>> START Supplied information

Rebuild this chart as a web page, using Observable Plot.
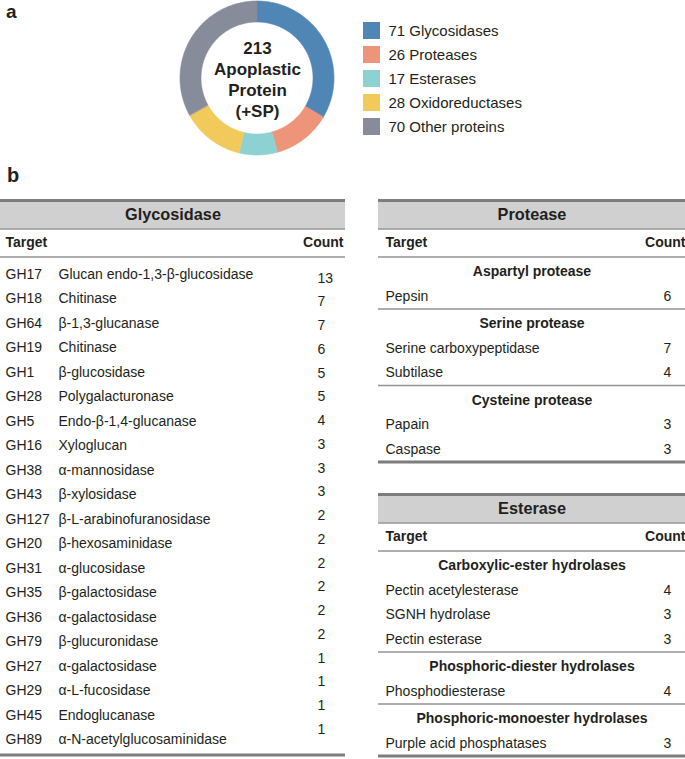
<!DOCTYPE html>
<html><head><meta charset="utf-8">
<script src="https://cdn.jsdelivr.net/npm/d3@7"></script>
<script src="https://cdn.jsdelivr.net/npm/@observablehq/plot@0.6"></script>
<style>
html,body{margin:0;padding:0;background:#fff;overflow:hidden;}
#page{position:relative;width:685px;height:759px;overflow:hidden;background:#fff;font-family:"Liberation Sans",Arial,sans-serif;color:#231f20;}
.panel{position:absolute;}
.panel svg{display:block;}
.lbl{position:absolute;font-weight:bold;line-height:1;}
</style></head><body>
<div id="page">
  <div class="lbl" style="left:6px;top:2px;font-size:19px">a</div>
  <div class="lbl" style="left:7px;top:165px;font-size:20px">b</div>
</div>
<script>
// ---------- data ----------
const classNames = ["Glycosidases", "Proteases", "Esterases", "Oxidoreductases", "Other proteins"];
const classCounts = [71, 26, 17, 28, 70];
const classColors = ["#4f86b5", "#ee9479", "#8dd1d2", "#f2ca5c", "#868c9a"];
const centerTotal = "213";
const centerLines = ["Apoplastic", "Protein", "(+SP)"];

const glycoTitle = "Glycosidase";
const glycoCodes = ["GH17", "GH18", "GH64", "GH19", "GH1", "GH28", "GH5", "GH16", "GH38", "GH43",
  "GH127", "GH20", "GH31", "GH35", "GH36", "GH79", "GH27", "GH29", "GH45", "GH89"];
const glycoNames = ["Glucan endo-1,3-β-glucosidase", "Chitinase", "β-1,3-glucanase", "Chitinase", "β-glucosidase",
  "Polygalacturonase", "Endo-β-1,4-glucanase", "Xyloglucan", "α-mannosidase", "β-xylosidase",
  "β-L-arabinofuranosidase", "β-hexosaminidase", "α-glucosidase", "β-galactosidase", "α-galactosidase",
  "β-glucuronidase", "α-galactosidase", "α-L-fucosidase", "Endoglucanase", "α-N-acetylglucosaminidase"];
const glycoCounts = [13, 7, 7, 6, 5, 5, 4, 3, 3, 3, 2, 2, 2, 2, 2, 2, 1, 1, 1, 1];

const proteaseTitle = "Protease";
const proteaseGroups = ["Aspartyl protease", "Serine protease", "Cysteine protease"];
const proteaseItems = [["Pepsin"], ["Serine carboxypeptidase", "Subtilase"], ["Papain", "Caspase"]];
const proteaseCounts = [[6], [7, 4], [3, 3]];

const esteraseTitle = "Esterase";
const esteraseGroups = ["Carboxylic-ester hydrolases", "Phosphoric-diester hydrolases", "Phosphoric-monoester hydrolases"];
const esteraseItems = [["Pectin acetylesterase", "SGNH hydrolase", "Pectin esterase"], ["Phosphodiesterase"], ["Purple acid phosphatases"]];
const esteraseCounts = [[4, 3, 3], [4], [3]];

const headTarget = "Target";
const headCount = "Count";

// ---------- style ----------
const INK = "#231f20";
const FONT = "'Liberation Sans', Arial, sans-serif";
const page = document.getElementById("page");
function place(node, left, top, width) {
  const d = document.createElement("div");
  d.className = "panel";
  d.style.left = left + "px";
  d.style.top = top + "px";
  d.style.width = width + "px";
  d.appendChild(node);
  page.appendChild(d);
}

// ---------- donut ----------
const RO = 77, RI = 56;
const total = d3.sum(classCounts);
const arcPts = [];
let acc = 0;
classNames.forEach((name, i) => {
  const a0 = acc / total * 2 * Math.PI;
  acc += classCounts[i];
  const a1 = acc / total * 2 * Math.PI;
  const n = Math.max(2, Math.ceil((a1 - a0) / (Math.PI / 180)));
  for (let k = 0; k <= n; k++) {
    const t = a0 + (a1 - a0) * k / n;
    arcPts.push({cat: name, xi: RI * Math.sin(t), yi: RI * Math.cos(t), xo: RO * Math.sin(t), yo: RO * Math.cos(t)});
  }
});
const donut = Plot.plot({
  width: 170, height: 160, margin: 0,
  x: {domain: [-85, 85], axis: null},
  y: {domain: [-82, 78], axis: null},
  color: {domain: classNames, range: classColors},
  style: {fontFamily: FONT, background: "transparent", overflow: "visible"},
  marks: [
    Plot.area(arcPts, {x1: "xi", y1: "yi", x2: "xo", y2: "yo", z: "cat", fill: "cat", stroke: "cat", strokeWidth: 0.6, curve: "linear"}),
    Plot.text([[centerTotal, ...centerLines].join("\n")], {x: () => 0, y: () => 0, text: d => d, fontSize: 17, fontWeight: "bold", lineHeight: 1.24, fill: INK})
  ]
});
place(donut, 172, 0, 170);

// ---------- legend ----------
const legendLabels = classNames.map((n, i) => `${classCounts[i]} ${n}`);
const legend = Plot.plot({
  width: 300, height: 129, marginTop: 0, marginBottom: 0, marginLeft: 0, marginRight: 283,
  x: {type: "band", domain: ["sw"], padding: 0, axis: null},
  y: {type: "band", domain: legendLabels, padding: 0.3, axis: null},
  color: {domain: legendLabels, range: classColors},
  style: {fontFamily: FONT, background: "transparent", overflow: "visible"},
  marks: [
    Plot.cell(legendLabels, {x: () => "sw", y: d => d, fill: d => d}),
    Plot.text(legendLabels, {x: () => "sw", y: d => d, text: d => d, dx: 16.5, textAnchor: "start", fontSize: 15, fill: INK})
  ]
});
place(legend, 363, 14, 300);

// ---------- tables ----------
const H_TITLE = 28.5, H_HEAD = 28, H_GROUP = 27.5, H_ITEM = 24.5;
function tablePlot({title, width, cols, flat, groups, items, counts}) {
  let y = 0;
  const thick = [0], thin = [];
  const band = {y1: 0, y2: H_TITLE};
  const titleY = H_TITLE / 2;
  y += H_TITLE; thin.push(y);
  const headY = y + 14;
  y += H_HEAD; thin.push(y);
  const groupRows = [], itemRows = [];
  if (flat) {
    y += 5;
    flat.names.forEach((nm, i) => {
      itemRows.push({code: flat.codes[i], name: nm, count: flat.counts[i], y: y + H_ITEM / 2, cy: y + H_ITEM / 2 + 4 - i * 0.75});
      y += H_ITEM;
    });
    y += 3;
  } else {
    groups.forEach((g, k) => {
      if (k > 0) thin.push(y);
      groupRows.push({label: g, y: y + 15});
      y += H_GROUP;
      items[k].forEach((nm, j) => {
        itemRows.push({code: null, name: nm, count: counts[k][j], y: y + 11.75, cy: y + 11.75});
        y += H_ITEM;
      });
    });
  }
  thick.push(y);
  const tot = y;
  const marks = [
    Plot.rect([band], {x1: () => 0, x2: () => width, y1: "y1", y2: "y2", fill: "#d0d0d0"}),
    Plot.ruleY(thin, {y: d => d, stroke: "#939393", strokeWidth: 1.5}),
    Plot.ruleY(thick, {y: d => d, stroke: "#7d7d7d", strokeWidth: 3}),
    Plot.text([title], {x: () => width / 2, y: () => titleY, text: d => d, fontSize: 16.3, fontWeight: "bold", fill: INK}),
    Plot.text([headTarget], {x: () => cols.target, y: () => headY, text: d => d, textAnchor: "start", fontSize: 14, fontWeight: "bold", fill: INK}),
    Plot.text([headCount], {x: () => cols.countHead, y: () => headY, text: d => d, textAnchor: "end", fontSize: 14, fontWeight: "bold", fill: INK}),
    Plot.text(groupRows, {x: () => width / 2, y: "y", text: "label", fontSize: 14, fontWeight: "bold", fill: INK}),
    Plot.text(itemRows, {x: () => cols.name, y: "y", text: "name", textAnchor: "start", fontSize: 14, fill: INK}),
    Plot.text(itemRows, {x: () => cols.count, y: "cy", text: d => String(d.count), textAnchor: cols.countAnchor, fontSize: 14, fill: INK})
  ];
  if (flat) marks.push(Plot.text(itemRows, {x: () => cols.code, y: "y", text: "code", textAnchor: "start", fontSize: 14, fill: INK}));
  return {plot: Plot.plot({
    width, height: tot + 4, margin: 0,
    x: {domain: [0, width], axis: null},
    y: {domain: [-2, tot + 2], reverse: true, axis: null},
    style: {fontFamily: FONT, background: "transparent", overflow: "visible"},
    marks
  }), tot};
}

const glyco = tablePlot({
  title: glycoTitle, width: 345,
  cols: {target: 5, countHead: 343, code: 5, name: 58, count: 317, countAnchor: "start"},
  flat: {codes: glycoCodes, names: glycoNames, counts: glycoCounts}
});
place(glyco.plot, 0, 198, 345);

const prot = tablePlot({
  title: proteaseTitle, width: 307,
  cols: {target: 7, countHead: 307, name: 7, count: 289, countAnchor: "middle"},
  groups: proteaseGroups, items: proteaseItems, counts: proteaseCounts
});
place(prot.plot, 378, 198, 307);

const est = tablePlot({
  title: esteraseTitle, width: 307,
  cols: {target: 7, countHead: 307, name: 7, count: 289, countAnchor: "middle"},
  groups: esteraseGroups, items: esteraseItems, counts: esteraseCounts
});
place(est.plot, 378, 492, 307);
</script>
</body></html>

>> END Supplied information

**Objective**. Search the data for the string "page" and copy each line where it appears.

**Result for this exercise**.
Rebuild this chart as a web page, using Observable Plot.
#page{position:relative;width:685px;height:759px;overflow:hidden;background:#fff;font-family:"Liberation Sans",Arial,sans-serif;color:#231f20;}
<div id="page">
const page = document.getElementById("page");
  page.appendChild(d);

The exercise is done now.